→ DATA PROVIDED:
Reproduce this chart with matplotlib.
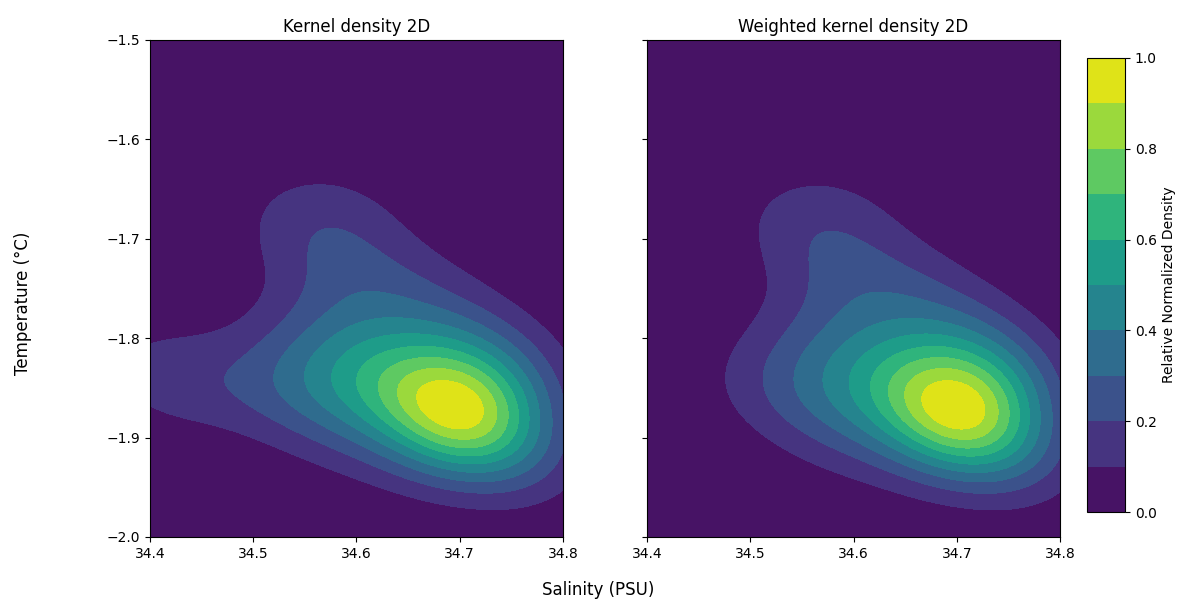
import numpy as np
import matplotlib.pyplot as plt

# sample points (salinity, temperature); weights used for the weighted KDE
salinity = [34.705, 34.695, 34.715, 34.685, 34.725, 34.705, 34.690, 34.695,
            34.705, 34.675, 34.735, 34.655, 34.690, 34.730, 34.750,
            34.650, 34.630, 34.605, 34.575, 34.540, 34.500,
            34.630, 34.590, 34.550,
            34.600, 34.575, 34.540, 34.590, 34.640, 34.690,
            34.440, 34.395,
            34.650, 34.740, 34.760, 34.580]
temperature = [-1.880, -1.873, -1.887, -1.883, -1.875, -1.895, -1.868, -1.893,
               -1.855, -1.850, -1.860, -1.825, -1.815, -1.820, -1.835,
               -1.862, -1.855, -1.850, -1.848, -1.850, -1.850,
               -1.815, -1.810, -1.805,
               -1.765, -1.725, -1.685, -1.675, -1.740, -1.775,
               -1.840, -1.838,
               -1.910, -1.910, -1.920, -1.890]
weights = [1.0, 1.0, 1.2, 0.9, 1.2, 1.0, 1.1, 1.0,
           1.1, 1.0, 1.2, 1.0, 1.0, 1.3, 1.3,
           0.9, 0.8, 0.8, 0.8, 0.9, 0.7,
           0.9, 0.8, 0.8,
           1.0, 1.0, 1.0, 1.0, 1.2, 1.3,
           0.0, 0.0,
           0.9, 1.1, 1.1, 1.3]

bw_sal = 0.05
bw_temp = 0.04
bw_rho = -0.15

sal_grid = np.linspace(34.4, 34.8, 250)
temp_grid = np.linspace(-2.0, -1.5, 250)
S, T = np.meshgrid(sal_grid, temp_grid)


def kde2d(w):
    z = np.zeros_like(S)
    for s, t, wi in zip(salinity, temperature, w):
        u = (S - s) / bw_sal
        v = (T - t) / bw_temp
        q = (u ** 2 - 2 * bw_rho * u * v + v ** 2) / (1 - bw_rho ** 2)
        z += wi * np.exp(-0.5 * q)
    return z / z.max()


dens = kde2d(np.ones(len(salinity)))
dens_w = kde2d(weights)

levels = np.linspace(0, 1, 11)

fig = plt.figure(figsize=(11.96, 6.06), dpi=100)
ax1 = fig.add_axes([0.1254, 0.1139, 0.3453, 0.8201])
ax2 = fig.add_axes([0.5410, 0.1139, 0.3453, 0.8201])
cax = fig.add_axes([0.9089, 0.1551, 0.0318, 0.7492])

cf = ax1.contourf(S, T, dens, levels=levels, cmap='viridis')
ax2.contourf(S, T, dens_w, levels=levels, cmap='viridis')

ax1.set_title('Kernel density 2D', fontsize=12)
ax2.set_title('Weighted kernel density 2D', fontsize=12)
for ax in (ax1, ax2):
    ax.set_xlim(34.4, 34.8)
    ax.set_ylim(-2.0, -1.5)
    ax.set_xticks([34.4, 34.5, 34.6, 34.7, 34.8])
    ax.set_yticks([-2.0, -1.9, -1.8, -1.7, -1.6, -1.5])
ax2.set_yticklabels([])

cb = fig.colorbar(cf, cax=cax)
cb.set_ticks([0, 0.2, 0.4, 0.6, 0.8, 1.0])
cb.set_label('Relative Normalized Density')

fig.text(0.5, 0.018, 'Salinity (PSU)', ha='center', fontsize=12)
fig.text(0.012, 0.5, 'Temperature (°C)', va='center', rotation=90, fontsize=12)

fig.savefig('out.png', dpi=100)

→ EXERCISE BRIEF:
Reproduce every line exactly and omit all pictures.

→ TASK OUTPUT:
Reproduce this chart with matplotlib.
import numpy as np
import matplotlib.pyplot as plt

# sample points (salinity, temperature); weights used for the weighted KDE
salinity = [34.705, 34.695, 34.715, 34.685, 34.725, 34.705, 34.690, 34.695,
            34.705, 34.675, 34.735, 34.655, 34.690, 34.730, 34.750,
            34.650, 34.630, 34.605, 34.575, 34.540, 34.500,
            34.630, 34.590, 34.550,
            34.600, 34.575, 34.540, 34.590, 34.640, 34.690,
            34.440, 34.395,
            34.650, 34.740, 34.760, 34.580]
temperature = [-1.880, -1.873, -1.887, -1.883, -1.875, -1.895, -1.868, -1.893,
               -1.855, -1.850, -1.860, -1.825, -1.815, -1.820, -1.835,
               -1.862, -1.855, -1.850, -1.848, -1.850, -1.850,
               -1.815, -1.810, -1.805,
               -1.765, -1.725, -1.685, -1.675, -1.740, -1.775,
               -1.840, -1.838,
               -1.910, -1.910, -1.920, -1.890]
weights = [1.0, 1.0, 1.2, 0.9, 1.2, 1.0, 1.1, 1.0,
           1.1, 1.0, 1.2, 1.0, 1.0, 1.3, 1.3,
           0.9, 0.8, 0.8, 0.8, 0.9, 0.7,
           0.9, 0.8, 0.8,
           1.0, 1.0, 1.0, 1.0, 1.2, 1.3,
           0.0, 0.0,
           0.9, 1.1, 1.1, 1.3]

bw_sal = 0.05
bw_temp = 0.04
bw_rho = -0.15

sal_grid = np.linspace(34.4, 34.8, 250)
temp_grid = np.linspace(-2.0, -1.5, 250)
S, T = np.meshgrid(sal_grid, temp_grid)


def kde2d(w):
    z = np.zeros_like(S)
    for s, t, wi in zip(salinity, temperature, w):
        u = (S - s) / bw_sal
        v = (T - t) / bw_temp
        q = (u ** 2 - 2 * bw_rho * u * v + v ** 2) / (1 - bw_rho ** 2)
        z += wi * np.exp(-0.5 * q)
    return z / z.max()


dens = kde2d(np.ones(len(salinity)))
dens_w = kde2d(weights)

levels = np.linspace(0, 1, 11)

fig = plt.figure(figsize=(11.96, 6.06), dpi=100)
ax1 = fig.add_axes([0.1254, 0.1139, 0.3453, 0.8201])
ax2 = fig.add_axes([0.5410, 0.1139, 0.3453, 0.8201])
cax = fig.add_axes([0.9089, 0.1551, 0.0318, 0.7492])

cf = ax1.contourf(S, T, dens, levels=levels, cmap='viridis')
ax2.contourf(S, T, dens_w, levels=levels, cmap='viridis')

ax1.set_title('Kernel density 2D', fontsize=12)
ax2.set_title('Weighted kernel density 2D', fontsize=12)
for ax in (ax1, ax2):
    ax.set_xlim(34.4, 34.8)
    ax.set_ylim(-2.0, -1.5)
    ax.set_xticks([34.4, 34.5, 34.6, 34.7, 34.8])
    ax.set_yticks([-2.0, -1.9, -1.8, -1.7, -1.6, -1.5])
ax2.set_yticklabels([])

cb = fig.colorbar(cf, cax=cax)
cb.set_ticks([0, 0.2, 0.4, 0.6, 0.8, 1.0])
cb.set_label('Relative Normalized Density')

fig.text(0.5, 0.018, 'Salinity (PSU)', ha='center', fontsize=12)
fig.text(0.012, 0.5, 'Temperature (°C)', va='center', rotation=90, fontsize=12)

fig.savefig('out.png', dpi=100)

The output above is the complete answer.